Some of these candidates actually deserve your support. They have responded when fire safety bills were debated in city or county councils, state legislatures or the U.S. Congress. They are genuinely concerned with the level of fire and EMS protection and they've sponsored legislation affecting firefighter health, safety and the welfare of their families. And, in between elections, senior fire officers have been welcome in their offices when they've had problems to discuss. But watch out for those who come to you under false pretenses. After the election, they will be indifferent and too busy to see you. Instead, they'll have a staff member or an in intern talk to you in the outer office and you won't hear from them until the next election. And, beware of the real bad guys who want your help despite a long record of opposition to just about every bill that concerns firefighters and fire departments.
This year's presidential campaign has had its share of candidates who boasted about their ties to firefighters. So I called around the country to determine how they get along with firefighters in their home states and districts. Here's a report on what I learned:.
Democratic Senators Joseph Biden (Delaware) and Christopher Dodd (Connecticut) and Republican Senator John McCain (Arizona) are among the best friends firefighters ever had in Congress. All three have served as co-chairmen of the Congressional Fire Service Caucus and have close ties to fire leaders in their home states and in Washington, where their doors are always open to firefighters. They often take the lead and never hesitate to speak out when it comes to fighting for important fire-rescue legislation. Dodd had the endorsement of the International Association of Fire Fighters (IAFF), but dropped out of the Democratic race after a weak showing in the Iowa Caucus. That also was the end of the Biden campaign. As this is written, McCain is narrowly leading the Republican pack going into South Carolina, Florida and more than 20 other states that hold primaries and caucuses on Feb. 5 -- which will be decisive.
The IAFF will wait for the field to sort itself out before making another endorsement. Democratic Senators Hillary Clinton (New York) and Barak Obama (Illinois) both have good relations with firefighters in their home states. New York fire leaders I spoke with praised Clinton for her strong support on many issues after 9/11 with the tragic impact it had on the FDNY and the families of those who died in the line of duty. Obama drew praise from Illinois fire service leaders for being accessible to them and for the support he has given to fire issues in Congress, as he did during two terms in the Illinois state legislature. "He was one of our strongest advocates in the legislature," a state fire leader relates. In contrast, a North Carolina fire leader expressed disappointment with former Senator John Edwards, who firefighters endorsed when he first ran for office. Once elected, they claim that Edwards failed to support them on some key issues and never met with fire service officers who worked on legislative matters.

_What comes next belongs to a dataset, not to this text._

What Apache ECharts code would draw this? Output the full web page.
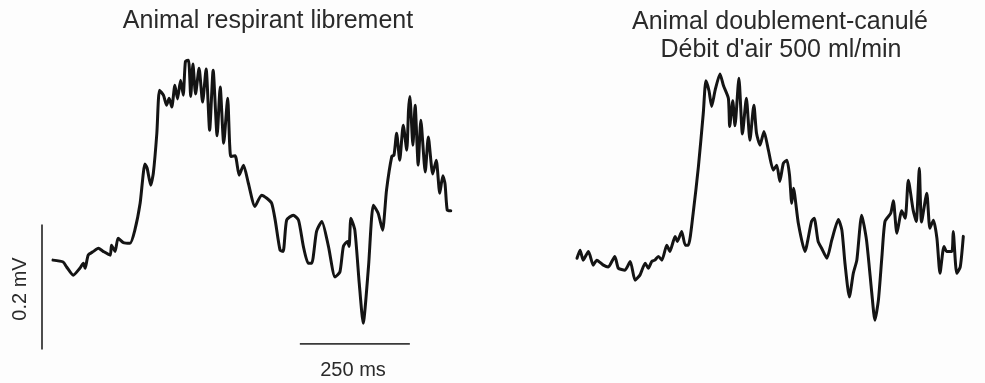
<!DOCTYPE html>
<html>
<head>
<meta charset="utf-8">
<script src="https://cdn.jsdelivr.net/npm/echarts@6/dist/echarts.min.js"></script>
<style>
  html, body { margin: 0; padding: 0; background: #fdfdfd; }
  #chart { width: 985px; height: 383px; }
</style>
</head>
<body>
<div id="chart"></div>
<script>
// titres des deux enregistrements
const titleLeft = 'Animal respirant librement'
const titleRight = ['Animal doublement-canulé', "Débit d'air 500 ml/min"]

// trace 1 : animal respirant librement, [temps (ms), tension (mV)]
const freeTime = [0, 23, 31, 46, 61, 69, 73, 80, 92, 103, 114, 130, 133, 141, 148, 160, 175, 186, 198, 209, 214, 222, 228, 236, 242, 251, 258, 264, 270, 277, 283, 290, 296, 301, 308, 313, 318, 324, 332, 340, 348, 356, 364, 373, 380, 388, 397, 404, 414, 423, 433, 444, 459, 474, 486, 497, 505, 516, 523, 531, 546, 558, 569, 580, 588, 599, 611, 626, 641, 652, 660, 669, 673, 677, 686, 696, 705, 717, 728, 739, 749, 758, 770, 775, 781, 788, 796, 804, 808, 811, 818, 823, 830, 836, 846, 853, 863, 871, 879, 886, 891, 896, 904]
const freeVolt = [0.003, 0.000, -0.008, -0.021, -0.010, -0.002, -0.010, 0.011, 0.017, 0.022, 0.017, 0.011, 0.027, 0.017, 0.038, 0.031, 0.030, 0.051, 0.094, 0.157, 0.150, 0.123, 0.142, 0.206, 0.275, 0.267, 0.251, 0.262, 0.248, 0.283, 0.261, 0.291, 0.267, 0.321, 0.323, 0.265, 0.317, 0.269, 0.310, 0.256, 0.309, 0.211, 0.307, 0.202, 0.280, 0.190, 0.262, 0.169, 0.170, 0.139, 0.155, 0.126, 0.089, 0.107, 0.102, 0.094, 0.067, 0.019, 0.017, 0.067, 0.075, 0.067, 0.025, -0.002, -0.002, 0.049, 0.065, 0.025, -0.024, -0.016, 0.025, 0.033, 0.025, 0.070, 0.051, -0.034, -0.098, -0.008, 0.091, 0.078, 0.051, 0.115, 0.169, 0.171, 0.206, 0.163, 0.219, 0.179, 0.243, 0.265, 0.187, 0.251, 0.155, 0.227, 0.144, 0.200, 0.141, 0.163, 0.110, 0.138, 0.125, 0.083, 0.082]

// trace 2 : animal doublement-canulé, débit 500 ml/min
const canulTime = [0, 7, 14, 26, 37, 45, 60, 71, 86, 94, 109, 121, 132, 143, 155, 162, 170, 177, 185, 193, 204, 211, 223, 228, 238, 246, 253, 264, 276, 287, 293, 300, 306, 314, 325, 333, 344, 347, 354, 359, 368, 376, 385, 393, 402, 408, 416, 425, 435, 446, 454, 461, 469, 477, 483, 488, 492, 503, 518, 533, 539, 548, 556, 568, 579, 594, 602, 609, 619, 628, 636, 647, 658, 670, 677, 685, 693, 700, 713, 719, 727, 738, 746, 753, 764, 771, 778, 783, 795, 802, 810, 818, 825, 834, 840, 852, 855, 863, 871, 878]
const canulVolt = [0.006, 0.019, 0.003, 0.017, -0.005, 0.003, -0.005, -0.008, 0.009, -0.010, -0.013, 0.001, -0.029, -0.021, -0.002, -0.010, 0.001, 0.003, 0.009, 0.003, 0.027, 0.017, 0.041, 0.033, 0.049, 0.027, 0.027, 0.078, 0.153, 0.238, 0.290, 0.274, 0.249, 0.275, 0.301, 0.282, 0.262, 0.217, 0.258, 0.218, 0.294, 0.205, 0.262, 0.195, 0.251, 0.206, 0.187, 0.209, 0.179, 0.147, 0.155, 0.129, 0.158, 0.163, 0.139, 0.094, 0.118, 0.062, 0.017, 0.065, 0.070, 0.033, 0.022, 0.006, 0.035, 0.068, 0.051, -0.002, -0.056, -0.018, 0.003, 0.075, 0.035, -0.050, -0.093, -0.061, 0.009, 0.065, 0.078, 0.098, 0.046, 0.082, 0.070, 0.131, 0.083, 0.065, 0.150, 0.064, 0.110, 0.054, 0.067, 0.038, -0.018, 0.025, 0.017, 0.017, 0.049, -0.018, -0.008, 0.041]

// barres d'échelle : 0.2 mV et 250 ms
const barMvTime = [-25, -25]
const barMvVolt = [0.06, -0.14]
const barMsTime = [561, 811]
const barMsVolt = [-0.131, -0.131]

const zip = (a, b) => a.map((v, i) => [v, b[i]])

// échelle commune aux deux panneaux
const pxPerMs = 0.44
const pxPerMv = 625
const zeroY = 262
const leftX0 = 53, rightX0 = 577
const yMin = (zeroY - 383) / pxPerMv
const yMax = zeroY / pxPerMv

let myChart = echarts.init(document.getElementById('chart'))

const traceStyle = { color: '#141414', width: 3, join: 'round', cap: 'round' }
const barStyle = { color: '#3a3a3a', width: 1.8 }

// petit raccourci pour les textes
const label = (text, x, y, size, rot) => ({
  type: 'text', x: x, y: y, rotation: rot || 0,
  style: {
    text: text, fontSize: size, fontFamily: 'Liberation Sans',
    fill: '#2a2a2a', align: 'center', verticalAlign: 'middle',
  },
})

let option = {
  backgroundColor: '#fdfdfd',
  animation: false,
  grid: [
    { left: 0, top: 0, width: 490, height: 383 },
    { left: 490, top: 0, width: 495, height: 383 },
  ],
  xAxis: [
    { type: 'value', gridIndex: 0, show: false, min: (0 - leftX0) / pxPerMs, max: (490 - leftX0) / pxPerMs },
    { type: 'value', gridIndex: 1, show: false, min: (490 - rightX0) / pxPerMs, max: (985 - rightX0) / pxPerMs },
  ],
  yAxis: [
    { type: 'value', gridIndex: 0, show: false, min: yMin, max: yMax },
    { type: 'value', gridIndex: 1, show: false, min: yMin, max: yMax },
  ],
  series: [
    { type: 'line', xAxisIndex: 0, yAxisIndex: 0, data: zip(freeTime, freeVolt), showSymbol: false, smooth: 0.2, lineStyle: traceStyle },
    { type: 'line', xAxisIndex: 1, yAxisIndex: 1, data: zip(canulTime, canulVolt), showSymbol: false, smooth: 0.2, lineStyle: traceStyle },
    { type: 'line', xAxisIndex: 0, yAxisIndex: 0, data: zip(barMvTime, barMvVolt), showSymbol: false, lineStyle: barStyle },
    { type: 'line', xAxisIndex: 0, yAxisIndex: 0, data: zip(barMsTime, barMsVolt), showSymbol: false, lineStyle: barStyle },
  ],
  graphic: [
    label(titleLeft, 268, 21, 25),
    label(titleRight[0], 780, 22, 25),
    label(titleRight[1], 781, 50, 25),
    label('250 ms', 353, 370, 20),
    label('0.2 mV', 20, 289, 20, Math.PI / 2),
  ],
}

myChart.setOption(option)
</script>
</body>
</html>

On the Republican side, there's nothing but bad blood between New York City firefighters and ex-mayor Rudolph Giuliani. A lot of it goes back to 9/11 and the aftermath, when police were ordered to arrest firefighters who refused to stop digging for remains. In Massachusetts, there is bitterness toward former governor Mitt Romney, who backed a sprinkler law, but opposed the fire service on almost every other issue, including standards, benefits and collective bargaining. "We didn't have a seat at the table with him," a Bay State fire leader says.